Return the lines from the one with "Give me the Chart.js source for this chart." through the one with "var minLevel = 51.5;", exactly as they appear and with no pictures.

§ Raw records
* * * * * * * * *

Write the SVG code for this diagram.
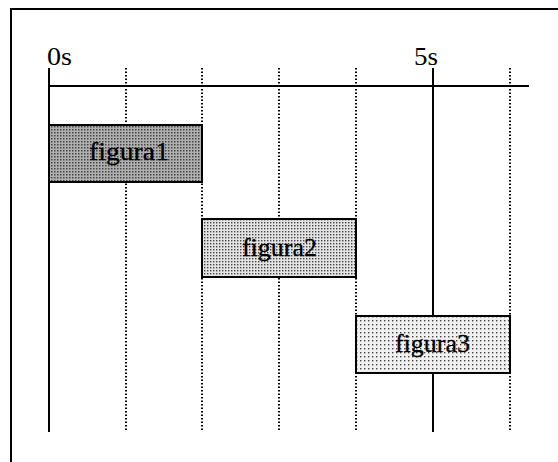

* * * * * * * * *

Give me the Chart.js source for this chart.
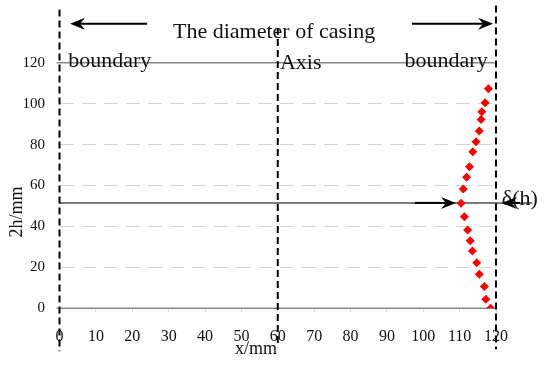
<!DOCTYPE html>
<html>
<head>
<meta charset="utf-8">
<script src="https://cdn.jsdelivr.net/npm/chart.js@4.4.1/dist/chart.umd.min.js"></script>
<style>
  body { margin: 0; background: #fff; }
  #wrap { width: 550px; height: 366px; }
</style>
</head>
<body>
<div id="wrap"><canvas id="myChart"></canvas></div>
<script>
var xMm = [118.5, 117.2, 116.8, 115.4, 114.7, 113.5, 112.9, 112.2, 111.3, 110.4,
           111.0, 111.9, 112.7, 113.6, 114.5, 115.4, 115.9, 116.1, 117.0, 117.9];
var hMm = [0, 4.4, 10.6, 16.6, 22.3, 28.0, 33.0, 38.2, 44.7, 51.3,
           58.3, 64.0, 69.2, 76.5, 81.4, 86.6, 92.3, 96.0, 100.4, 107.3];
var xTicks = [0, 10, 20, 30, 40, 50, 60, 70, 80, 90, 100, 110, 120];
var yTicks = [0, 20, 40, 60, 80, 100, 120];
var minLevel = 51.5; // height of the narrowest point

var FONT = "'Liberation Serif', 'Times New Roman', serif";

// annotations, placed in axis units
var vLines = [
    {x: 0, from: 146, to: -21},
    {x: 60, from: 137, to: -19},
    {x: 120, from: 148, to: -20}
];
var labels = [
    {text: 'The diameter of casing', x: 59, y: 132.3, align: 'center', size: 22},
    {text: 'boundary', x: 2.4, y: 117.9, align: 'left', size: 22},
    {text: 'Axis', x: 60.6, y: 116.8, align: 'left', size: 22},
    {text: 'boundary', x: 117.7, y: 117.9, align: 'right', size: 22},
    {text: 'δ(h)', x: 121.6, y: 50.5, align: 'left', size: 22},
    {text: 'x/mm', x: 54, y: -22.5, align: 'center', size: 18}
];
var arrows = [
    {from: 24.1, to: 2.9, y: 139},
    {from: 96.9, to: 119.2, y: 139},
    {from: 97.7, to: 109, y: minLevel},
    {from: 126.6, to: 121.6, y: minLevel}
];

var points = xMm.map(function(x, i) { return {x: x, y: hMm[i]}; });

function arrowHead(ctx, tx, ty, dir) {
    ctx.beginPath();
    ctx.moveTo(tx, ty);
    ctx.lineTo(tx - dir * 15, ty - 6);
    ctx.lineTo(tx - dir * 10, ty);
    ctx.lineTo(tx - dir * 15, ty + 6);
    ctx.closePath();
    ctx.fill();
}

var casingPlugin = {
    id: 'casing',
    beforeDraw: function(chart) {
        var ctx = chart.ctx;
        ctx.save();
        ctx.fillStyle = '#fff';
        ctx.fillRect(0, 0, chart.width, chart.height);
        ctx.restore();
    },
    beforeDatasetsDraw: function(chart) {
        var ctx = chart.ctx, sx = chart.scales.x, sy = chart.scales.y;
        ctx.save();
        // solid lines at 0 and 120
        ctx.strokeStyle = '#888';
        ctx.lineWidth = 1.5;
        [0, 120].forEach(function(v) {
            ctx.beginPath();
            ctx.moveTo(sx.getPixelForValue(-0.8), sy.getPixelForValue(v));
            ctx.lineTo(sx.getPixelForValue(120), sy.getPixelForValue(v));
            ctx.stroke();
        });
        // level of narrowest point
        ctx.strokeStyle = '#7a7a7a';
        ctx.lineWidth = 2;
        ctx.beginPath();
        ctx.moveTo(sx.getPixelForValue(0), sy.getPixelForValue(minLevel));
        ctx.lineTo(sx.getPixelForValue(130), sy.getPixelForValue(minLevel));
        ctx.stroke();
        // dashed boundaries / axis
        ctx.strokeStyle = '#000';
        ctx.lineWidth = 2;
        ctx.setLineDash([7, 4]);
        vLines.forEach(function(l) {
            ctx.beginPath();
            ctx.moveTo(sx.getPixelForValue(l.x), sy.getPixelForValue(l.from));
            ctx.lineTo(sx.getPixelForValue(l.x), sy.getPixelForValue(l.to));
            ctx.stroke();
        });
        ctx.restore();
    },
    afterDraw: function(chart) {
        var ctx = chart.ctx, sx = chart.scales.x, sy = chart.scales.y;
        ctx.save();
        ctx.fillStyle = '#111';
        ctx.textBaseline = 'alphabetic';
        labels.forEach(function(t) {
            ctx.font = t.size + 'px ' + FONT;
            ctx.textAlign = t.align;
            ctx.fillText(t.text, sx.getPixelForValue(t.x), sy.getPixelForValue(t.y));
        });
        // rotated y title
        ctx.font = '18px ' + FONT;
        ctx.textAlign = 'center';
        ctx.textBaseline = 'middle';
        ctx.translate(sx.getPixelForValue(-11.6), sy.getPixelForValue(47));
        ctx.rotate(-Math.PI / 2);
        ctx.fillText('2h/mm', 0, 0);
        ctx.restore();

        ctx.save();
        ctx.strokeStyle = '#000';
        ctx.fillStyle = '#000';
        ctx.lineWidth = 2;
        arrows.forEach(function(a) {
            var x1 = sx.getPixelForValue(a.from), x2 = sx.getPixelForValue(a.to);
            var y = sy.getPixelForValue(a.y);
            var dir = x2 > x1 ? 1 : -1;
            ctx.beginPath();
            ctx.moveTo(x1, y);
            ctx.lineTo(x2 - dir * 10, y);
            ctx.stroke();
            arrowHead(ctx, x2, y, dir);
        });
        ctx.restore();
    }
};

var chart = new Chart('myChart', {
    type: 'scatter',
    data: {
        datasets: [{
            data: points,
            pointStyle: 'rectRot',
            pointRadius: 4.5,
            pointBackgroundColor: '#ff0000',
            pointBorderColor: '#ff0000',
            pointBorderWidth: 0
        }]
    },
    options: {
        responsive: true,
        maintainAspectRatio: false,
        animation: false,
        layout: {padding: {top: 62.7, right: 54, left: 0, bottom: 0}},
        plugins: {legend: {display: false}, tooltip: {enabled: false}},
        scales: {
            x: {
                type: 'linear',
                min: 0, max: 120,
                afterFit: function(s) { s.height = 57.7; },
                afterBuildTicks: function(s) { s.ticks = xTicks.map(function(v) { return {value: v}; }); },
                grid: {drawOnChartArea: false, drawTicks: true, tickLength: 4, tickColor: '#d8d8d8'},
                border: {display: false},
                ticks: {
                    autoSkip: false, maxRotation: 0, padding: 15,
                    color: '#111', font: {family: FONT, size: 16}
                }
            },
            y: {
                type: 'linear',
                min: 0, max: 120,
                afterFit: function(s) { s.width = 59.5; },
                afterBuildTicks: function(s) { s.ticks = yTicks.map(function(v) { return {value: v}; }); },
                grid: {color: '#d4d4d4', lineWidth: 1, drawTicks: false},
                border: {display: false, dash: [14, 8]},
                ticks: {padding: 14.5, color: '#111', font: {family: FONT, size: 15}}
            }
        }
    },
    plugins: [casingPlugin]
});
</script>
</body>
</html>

* * * * * * * * *

§ Worked solution
Give me the Chart.js source for this chart.
<!DOCTYPE html>
<html>
<head>
<meta charset="utf-8">
<script src="https://cdn.jsdelivr.net/npm/chart.js@4.4.1/dist/chart.umd.min.js"></script>
<style>
  body { margin: 0; background: #fff; }
  #wrap { width: 550px; height: 366px; }
</style>
</head>
<body>
<div id="wrap"><canvas id="myChart"></canvas></div>
<script>
var xMm = [118.5, 117.2, 116.8, 115.4, 114.7, 113.5, 112.9, 112.2, 111.3, 110.4,
           111.0, 111.9, 112.7, 113.6, 114.5, 115.4, 115.9, 116.1, 117.0, 117.9];
var hMm = [0, 4.4, 10.6, 16.6, 22.3, 28.0, 33.0, 38.2, 44.7, 51.3,
           58.3, 64.0, 69.2, 76.5, 81.4, 86.6, 92.3, 96.0, 100.4, 107.3];
var xTicks = [0, 10, 20, 30, 40, 50, 60, 70, 80, 90, 100, 110, 120];
var yTicks = [0, 20, 40, 60, 80, 100, 120];
var minLevel = 51.5; // height of the narrowest point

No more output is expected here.